How are we able to observe a black hole if it’s so dark? A black hole pulls material from a nearby star towards it. This material forms a disk that rotates around the black hole, which astronomers can observe. See the artist’s rendering below. The material in the disk will eventually either fall into the black hole or be expelled away in powerful jets of high-energy radiation.
Image credit: chandra.harvard.edu
The Most Famous Black Hole: Cygnus X-1
Straight overhead in the night sky, in the constellation of Cygnus the Swan, hovers the most famous black hole: Cygnus X-1. An intense stream of x-rays radiates from that spot in the sky. This black hole boasts around 15 times the mass of our Sun. It’s spinning 800 times per second! That’s close to the fastest that it is physically possible for it to spin!
Cygnus X-1 is called a normal “stellar-type black hole” which was formed by the collapse of a star. Believe it or not, 15 times the mass of our Sun is on the small side of black holes. Turns out, black holes essentially come in two sizes, small and large. Sorry, we are completely out of medium.
A large-size hole is easy to find, too…
The Black Hole in the Center of our Galaxy
There’s a supermassive black hole that marks the exact center of our Milky Way Galaxy, which goes by the odd name of Sagittarius A* (and is pronounced Sagittarius “A star”).
The supermassive black hole at the center of the Milky Way, Sagittarius A*, is 4.3 million solar masses.
This is the only black hole whose mass has been measured directly by observing the full orbit of a circling star. Black holes grow by accreting surrounding matter and by merging with other black holes
This black hole has the same mass as four million Suns. (So this is the large, economy-size model.)

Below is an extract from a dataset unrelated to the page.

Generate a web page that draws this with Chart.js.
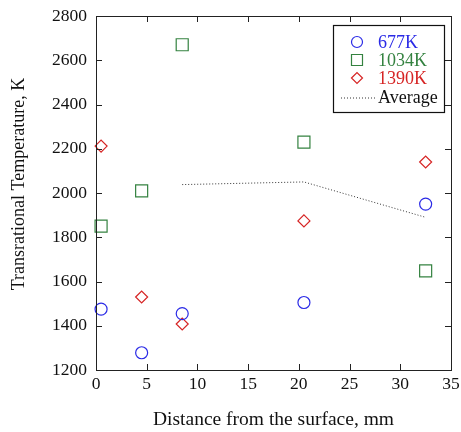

Every galaxy probably has a supermassive black hole at its core. Many of them are violent places that emit ultra-fast jets of material, lethal x-rays, and other unpleasantness. Ours does not. Sagittarius A star is not presently gobbling up star stuff. Nothing is falling into its event horizon.
Spotting a Black Hole
Sagittarius A* will be particularly easy to spot the night of Sunday, October 14 and Monday, October 15.

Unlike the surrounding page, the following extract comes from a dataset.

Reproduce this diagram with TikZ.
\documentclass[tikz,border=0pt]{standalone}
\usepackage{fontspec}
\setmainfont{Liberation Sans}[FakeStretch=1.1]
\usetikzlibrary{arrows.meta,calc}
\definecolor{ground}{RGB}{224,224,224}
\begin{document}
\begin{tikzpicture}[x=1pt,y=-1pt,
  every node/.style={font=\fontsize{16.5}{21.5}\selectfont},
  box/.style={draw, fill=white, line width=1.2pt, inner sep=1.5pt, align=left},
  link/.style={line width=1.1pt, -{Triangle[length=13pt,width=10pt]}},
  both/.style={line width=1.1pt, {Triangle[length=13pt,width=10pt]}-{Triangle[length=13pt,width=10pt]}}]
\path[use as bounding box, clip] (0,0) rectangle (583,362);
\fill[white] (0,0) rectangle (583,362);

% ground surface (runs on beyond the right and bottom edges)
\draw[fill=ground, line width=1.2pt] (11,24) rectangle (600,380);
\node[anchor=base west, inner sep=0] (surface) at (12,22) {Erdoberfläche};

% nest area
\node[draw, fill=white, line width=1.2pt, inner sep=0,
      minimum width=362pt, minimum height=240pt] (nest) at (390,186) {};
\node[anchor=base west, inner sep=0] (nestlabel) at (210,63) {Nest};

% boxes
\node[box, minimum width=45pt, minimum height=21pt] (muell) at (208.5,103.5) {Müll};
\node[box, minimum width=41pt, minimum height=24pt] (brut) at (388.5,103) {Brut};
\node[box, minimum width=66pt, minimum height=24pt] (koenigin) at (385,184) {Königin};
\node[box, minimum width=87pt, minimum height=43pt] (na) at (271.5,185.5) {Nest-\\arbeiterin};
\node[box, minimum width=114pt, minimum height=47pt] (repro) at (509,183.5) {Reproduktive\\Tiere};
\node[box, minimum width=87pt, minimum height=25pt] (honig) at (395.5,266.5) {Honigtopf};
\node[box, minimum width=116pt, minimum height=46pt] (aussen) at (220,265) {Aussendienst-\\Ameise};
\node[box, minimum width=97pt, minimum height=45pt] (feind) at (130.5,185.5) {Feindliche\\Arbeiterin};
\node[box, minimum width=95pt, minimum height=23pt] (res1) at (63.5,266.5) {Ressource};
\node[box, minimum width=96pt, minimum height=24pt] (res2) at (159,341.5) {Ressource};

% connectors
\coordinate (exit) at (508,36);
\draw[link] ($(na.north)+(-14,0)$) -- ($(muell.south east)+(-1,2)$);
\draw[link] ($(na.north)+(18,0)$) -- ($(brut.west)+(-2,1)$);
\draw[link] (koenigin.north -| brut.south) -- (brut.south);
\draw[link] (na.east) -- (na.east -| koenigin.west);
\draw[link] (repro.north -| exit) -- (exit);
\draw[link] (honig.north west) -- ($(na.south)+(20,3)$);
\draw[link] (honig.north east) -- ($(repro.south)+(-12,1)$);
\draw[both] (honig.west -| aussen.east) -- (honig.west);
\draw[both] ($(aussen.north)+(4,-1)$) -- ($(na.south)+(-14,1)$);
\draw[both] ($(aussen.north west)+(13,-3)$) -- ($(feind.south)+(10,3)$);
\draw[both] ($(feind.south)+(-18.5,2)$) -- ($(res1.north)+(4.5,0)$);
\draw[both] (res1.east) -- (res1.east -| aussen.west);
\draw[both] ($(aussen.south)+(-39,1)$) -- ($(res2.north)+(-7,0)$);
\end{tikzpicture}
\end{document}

On the 14th, you’ll see the Moon hovering right next to a bright star which is actually the planet Saturn. If it’s cloudy, look again the 15th when the Moon will be left of Saturn but they’ll both still be in Sagittarius.

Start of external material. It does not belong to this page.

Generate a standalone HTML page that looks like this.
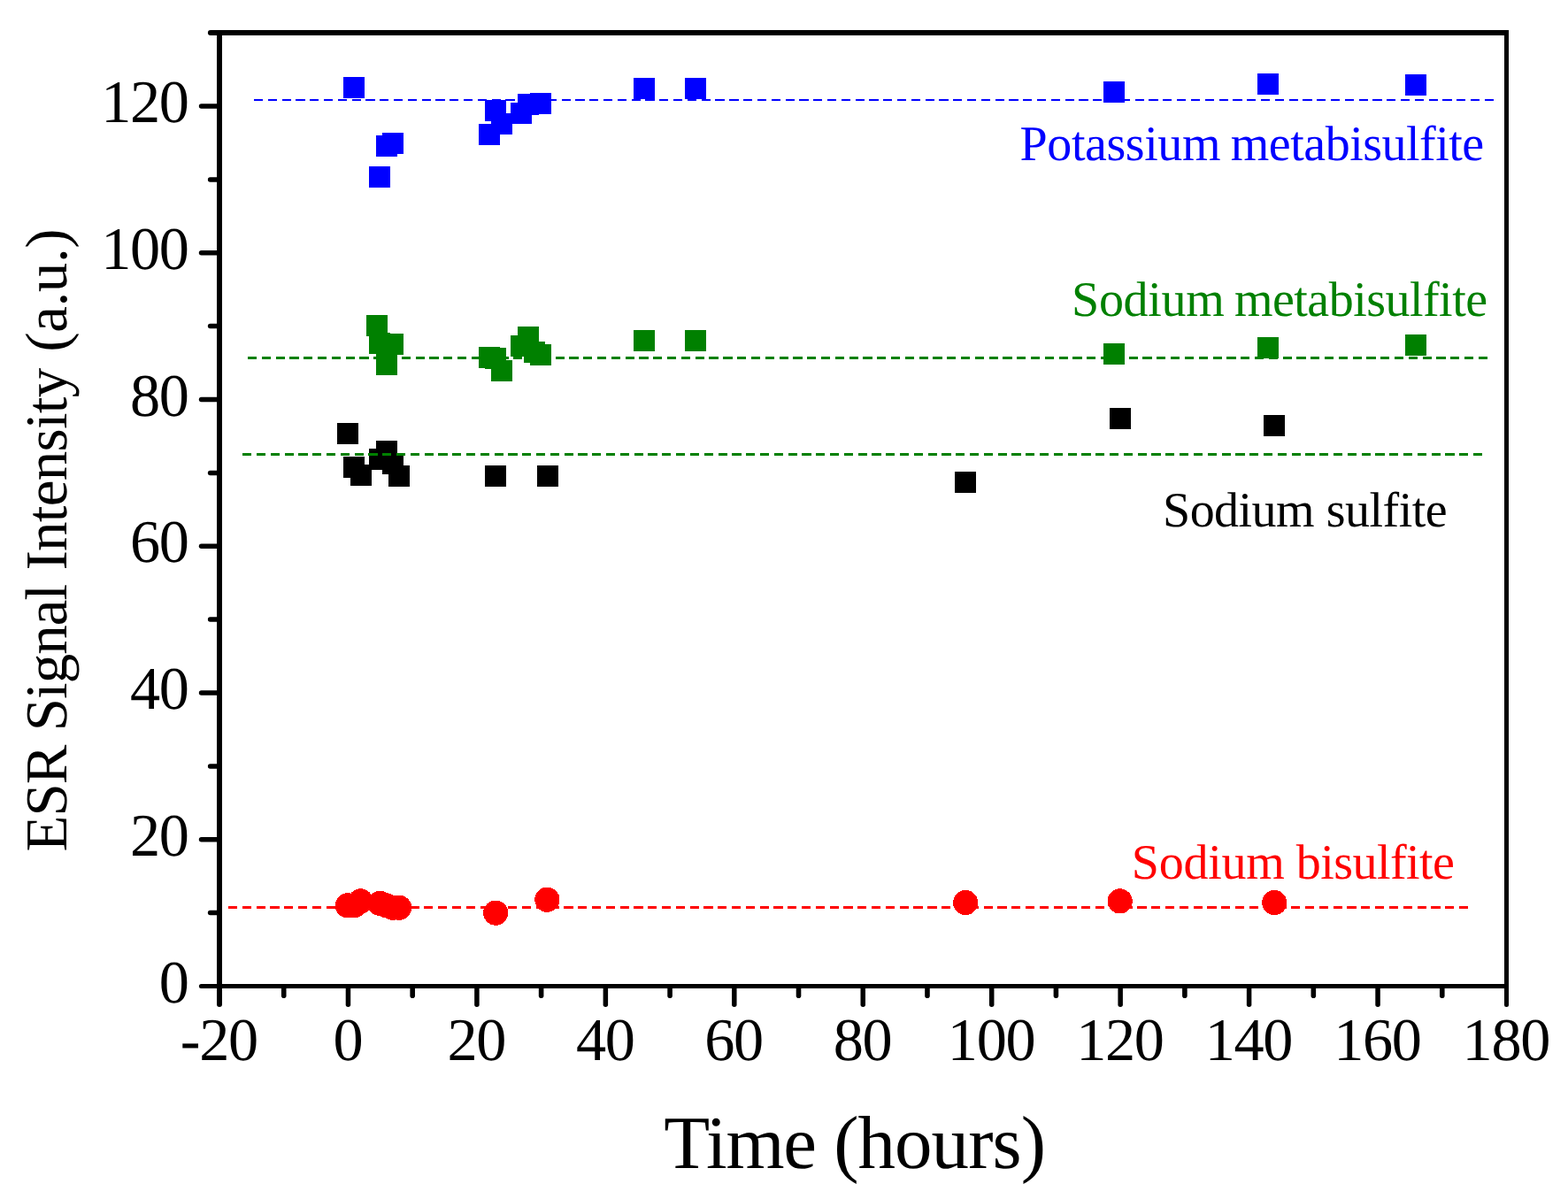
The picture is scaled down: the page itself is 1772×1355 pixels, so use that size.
<!DOCTYPE html>
<html lang="en"><head><meta charset="utf-8"><title>ESR Signal Intensity vs Time</title>
<style>
html,body{margin:0;padding:0;background:#fff;}
body{width:1772px;height:1355px;overflow:hidden;}
svg{display:block;}
text{font-family:"Liberation Serif","DejaVu Serif",serif;white-space:pre;text-rendering:geometricPrecision;}
.tk{font-size:68.3px;letter-spacing:-1.35px;fill:#000;}
</style></head><body>
<svg width="1772" height="1355" viewBox="0 0 1772 1355" role="img" aria-label="ESR signal intensity versus time for four sulfite salts">
<rect x="0" y="0" width="1772" height="1355" fill="#ffffff"/>
<g fill="#000000" shape-rendering="crispEdges">
<rect x="381" y="478" width="24" height="24"/>
<rect x="388" y="516" width="24" height="24"/>
<rect x="396" y="525" width="24" height="24"/>
<rect x="417" y="507" width="24" height="24"/>
<rect x="425" y="498" width="24" height="24"/>
<rect x="432" y="512" width="24" height="24"/>
<rect x="439" y="526" width="24" height="24"/>
<rect x="548" y="526" width="24" height="24"/>
<rect x="607" y="526" width="24" height="24"/>
<rect x="1079" y="533" width="24" height="24"/>
<rect x="1254" y="461" width="24" height="24"/>
<rect x="1428" y="469" width="24" height="24"/>
</g>
<g>
<line x1="286.9" y1="113" x2="1688.03" y2="113" stroke="#0000ff" stroke-width="2" stroke-dasharray="10.2 5.606" shape-rendering="crispEdges"/>
<line x1="279.9" y1="404.5" x2="1681.03" y2="404.5" stroke="#008000" stroke-width="3" stroke-dasharray="10.2 5.606" shape-rendering="crispEdges"/>
<line x1="274.1" y1="513.5" x2="1675.23" y2="513.5" stroke="#008000" stroke-width="3" stroke-dasharray="10.2 5.606" shape-rendering="crispEdges"/>
<line x1="258" y1="1025.5" x2="1659.13" y2="1025.5" stroke="#ff0000" stroke-width="3" stroke-dasharray="10.2 5.606" shape-rendering="crispEdges"/>
</g>
<g fill="#ff0000" shape-rendering="crispEdges">
<circle cx="392.95" cy="1023.34" r="14.1"/>
<circle cx="400.22" cy="1023.34" r="14.1"/>
<circle cx="407.5" cy="1018.37" r="14.1"/>
<circle cx="429.31" cy="1020.85" r="14.1"/>
<circle cx="436.59" cy="1023.34" r="14.1"/>
<circle cx="443.86" cy="1025.82" r="14.1"/>
<circle cx="451.13" cy="1025.82" r="14.1"/>
<circle cx="560.22" cy="1031.62" r="14.1"/>
<circle cx="618.4" cy="1016.71" r="14.1"/>
<circle cx="1091.11" cy="1020.02" r="14.1"/>
<circle cx="1265.65" cy="1018.37" r="14.1"/>
<circle cx="1440.19" cy="1020.02" r="14.1"/>
</g>
<g fill="#008000" shape-rendering="crispEdges">
<rect x="414" y="356" width="24" height="24"/>
<rect x="417" y="376" width="24" height="24"/>
<rect x="432" y="377" width="24" height="24"/>
<rect x="425" y="400" width="24" height="24"/>
<rect x="541" y="392" width="24" height="24"/>
<rect x="548" y="393" width="24" height="24"/>
<rect x="555" y="407" width="24" height="24"/>
<rect x="577" y="379" width="24" height="24"/>
<rect x="585" y="369" width="24" height="24"/>
<rect x="592" y="386" width="24" height="24"/>
<rect x="599" y="389" width="24" height="24"/>
<rect x="716" y="373" width="24" height="24"/>
<rect x="774" y="373" width="24" height="24"/>
<rect x="1247" y="388" width="24" height="24"/>
<rect x="1421" y="381" width="24" height="24"/>
<rect x="1588" y="378" width="24" height="24"/>
</g>
<g fill="#0000ff" shape-rendering="crispEdges">
<rect x="388" y="87" width="24" height="24"/>
<rect x="417" y="188" width="24" height="24"/>
<rect x="425" y="153" width="24" height="24"/>
<rect x="432" y="150" width="24" height="24"/>
<rect x="541" y="140" width="24" height="24"/>
<rect x="548" y="113" width="24" height="24"/>
<rect x="555" y="128" width="24" height="24"/>
<rect x="577" y="116" width="24" height="24"/>
<rect x="585" y="106" width="24" height="24"/>
<rect x="599" y="105" width="24" height="24"/>
<rect x="716" y="88" width="24" height="24"/>
<rect x="774" y="88" width="24" height="24"/>
<rect x="1247" y="92" width="24" height="24"/>
<rect x="1421" y="83" width="24" height="24"/>
<rect x="1588" y="84" width="24" height="24"/>
</g>
<g fill="#000" shape-rendering="crispEdges">
<rect x="245" y="34" width="6" height="1083"/>
<rect x="245" y="1112" width="1460" height="5"/>
<rect x="245" y="34" width="1460" height="6"/>
<rect x="1700" y="34" width="5" height="1083"/>
</g>
<g stroke="#000" stroke-linecap="round">
<line x1="227.4" y1="1114.5" x2="247" y2="1114.5" stroke-width="5"/>
<line x1="237.6" y1="1031.62" x2="247" y2="1031.62" stroke-width="5.5"/>
<line x1="227.6" y1="948.75" x2="247" y2="948.75" stroke-width="5.6"/>
<line x1="237.6" y1="865.88" x2="247" y2="865.88" stroke-width="5.5"/>
<line x1="227.6" y1="783" x2="247" y2="783" stroke-width="5.6"/>
<line x1="237.6" y1="700.12" x2="247" y2="700.12" stroke-width="5.5"/>
<line x1="227.6" y1="617.25" x2="247" y2="617.25" stroke-width="5.6"/>
<line x1="237.6" y1="534.38" x2="247" y2="534.38" stroke-width="5.5"/>
<line x1="227.6" y1="451.5" x2="247" y2="451.5" stroke-width="5.6"/>
<line x1="237.6" y1="368.62" x2="247" y2="368.62" stroke-width="5.5"/>
<line x1="227.6" y1="285.75" x2="247" y2="285.75" stroke-width="5.6"/>
<line x1="237.6" y1="202.88" x2="247" y2="202.88" stroke-width="5.5"/>
<line x1="227.6" y1="120" x2="247" y2="120" stroke-width="5.6"/>
<line x1="237.9" y1="37" x2="247" y2="37" stroke-width="6"/>
<line x1="248" y1="1116" x2="248" y2="1134.9" stroke-width="6"/>
<line x1="320.73" y1="1115.5" x2="320.73" y2="1125.2" stroke-width="5.6"/>
<line x1="393.45" y1="1115.5" x2="393.45" y2="1135.2" stroke-width="5.5"/>
<line x1="466.18" y1="1115.5" x2="466.18" y2="1125.2" stroke-width="5.6"/>
<line x1="538.9" y1="1115.5" x2="538.9" y2="1135.2" stroke-width="5.5"/>
<line x1="611.62" y1="1115.5" x2="611.62" y2="1125.2" stroke-width="5.6"/>
<line x1="684.35" y1="1115.5" x2="684.35" y2="1135.2" stroke-width="5.5"/>
<line x1="757.08" y1="1115.5" x2="757.08" y2="1125.2" stroke-width="5.6"/>
<line x1="829.8" y1="1115.5" x2="829.8" y2="1135.2" stroke-width="5.5"/>
<line x1="902.52" y1="1115.5" x2="902.52" y2="1125.2" stroke-width="5.6"/>
<line x1="975.25" y1="1115.5" x2="975.25" y2="1135.2" stroke-width="5.5"/>
<line x1="1047.97" y1="1115.5" x2="1047.97" y2="1125.2" stroke-width="5.6"/>
<line x1="1120.7" y1="1115.5" x2="1120.7" y2="1135.2" stroke-width="5.5"/>
<line x1="1193.42" y1="1115.5" x2="1193.42" y2="1125.2" stroke-width="5.6"/>
<line x1="1266.15" y1="1115.5" x2="1266.15" y2="1135.2" stroke-width="5.5"/>
<line x1="1338.88" y1="1115.5" x2="1338.88" y2="1125.2" stroke-width="5.6"/>
<line x1="1411.6" y1="1115.5" x2="1411.6" y2="1135.2" stroke-width="5.5"/>
<line x1="1484.33" y1="1115.5" x2="1484.33" y2="1125.2" stroke-width="5.6"/>
<line x1="1557.05" y1="1115.5" x2="1557.05" y2="1135.2" stroke-width="5.5"/>
<line x1="1629.78" y1="1115.5" x2="1629.78" y2="1125.2" stroke-width="5.6"/>
<line x1="1702.5" y1="1116" x2="1702.5" y2="1135.4" stroke-width="5"/>
</g>
<g class="tk">
<text x="179.75" y="1132.5">0</text>
<text x="146.95" y="966.75">20</text>
<text x="146.95" y="801">40</text>
<text x="146.95" y="635.25">60</text>
<text x="146.95" y="469.5">80</text>
<text x="114.15" y="303.75">100</text>
<text x="114.15" y="138">120</text>
<text x="203.83" y="1197.8">-20</text>
<text x="376.38" y="1197.8">0</text>
<text x="505.42" y="1197.8">20</text>
<text x="650.88" y="1197.8">40</text>
<text x="796.32" y="1197.8">60</text>
<text x="941.77" y="1197.8">80</text>
<text x="1070.83" y="1197.8">100</text>
<text x="1216.28" y="1197.8">120</text>
<text x="1361.72" y="1197.8">140</text>
<text x="1507.17" y="1197.8">160</text>
<text x="1652.62" y="1197.8">180</text>
</g>
<text y="1319.9" font-size="85" fill="#000"><tspan x="750.36" style="letter-spacing:-1.24px">Time</tspan> <tspan x="942.16" style="letter-spacing:-0.95px">(hours)</tspan></text>
<text y="0" font-size="67" fill="#000" transform="translate(74.9 0) rotate(-90)"><tspan x="-962.53" style="letter-spacing:-0.92px">ESR</tspan> <tspan x="-826.18" style="letter-spacing:-0.98px">Signal</tspan> <tspan x="-644.62" style="letter-spacing:-0.7px">Intensity</tspan> <tspan x="-397.74" style="letter-spacing:-0.41px">(a.u.)</tspan></text>
<text y="181" font-size="56" fill="#0000ff"><tspan x="1152.59" style="letter-spacing:-0.42px">Potassium</tspan> <tspan x="1390.82" style="letter-spacing:-0.5px">metabisulfite</tspan></text>
<text y="357.1" font-size="56" fill="#008000"><tspan x="1211.05" style="letter-spacing:-0.29px">Sodium</tspan> <tspan x="1394.92" style="letter-spacing:-0.52px">metabisulfite</tspan></text>
<text y="594.9" font-size="56" fill="#000000"><tspan x="1314.05" style="letter-spacing:-0.55px">Sodium</tspan> <tspan x="1498.8" style="letter-spacing:-0.51px">sulfite</tspan></text>
<text y="992.7" font-size="56" fill="#ff0000"><tspan x="1278.75" style="letter-spacing:-0.25px">Sodium</tspan> <tspan x="1464.8" style="letter-spacing:-0.55px">bisulfite</tspan></text>
</svg>
</body></html>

Just to the lower right of the Moon and Saturn, both nights, is the supermassive black hole Sagittarius A*, marking the exact center of our Milky Way galaxy!
We know that this supermassive black hole is there because of the way the stars orbit the hole, which has a mass of 4 million times the mass of the Sun.
Check out this time-lapse video by the European Southern Observatory which includes 16 years of stars sped up by a factor of 32 million. Watch them dance around a mysterious blank center.
What Would Happen If You Fell Into a Black Hole?
It depends. With small black hole Cygnus X-1 straight overhead and supermassive Sagittarius A star low in the southwest these nights, you might wonder which is more dangerous?
You’d think the heavier one would pose the bigger problem. But it’s quite the opposite. Deadly tidal forces would actually be gentler if you approached the heavier black hole.
As you approached smaller Cygnus X-1, being pulled by gravity, your head would be pulled towards the black hole first. Then your body would be stretched like a strand of spaghetti. For small black holes, this stretching is so strong that your body is completely torn apart into pieces of dog food before you reached the black hole itself.
If you fall into a supermassive black hole such as Sagittarrius A *, your body remains intact, even as you cross into the black hole. But then you reach the center and you get squashed into a single point of super-high density. You have become one with the black hole.
No matter. You won’t be falling into any black holes. But at least you can tell your friends where to find it! Don’t jump!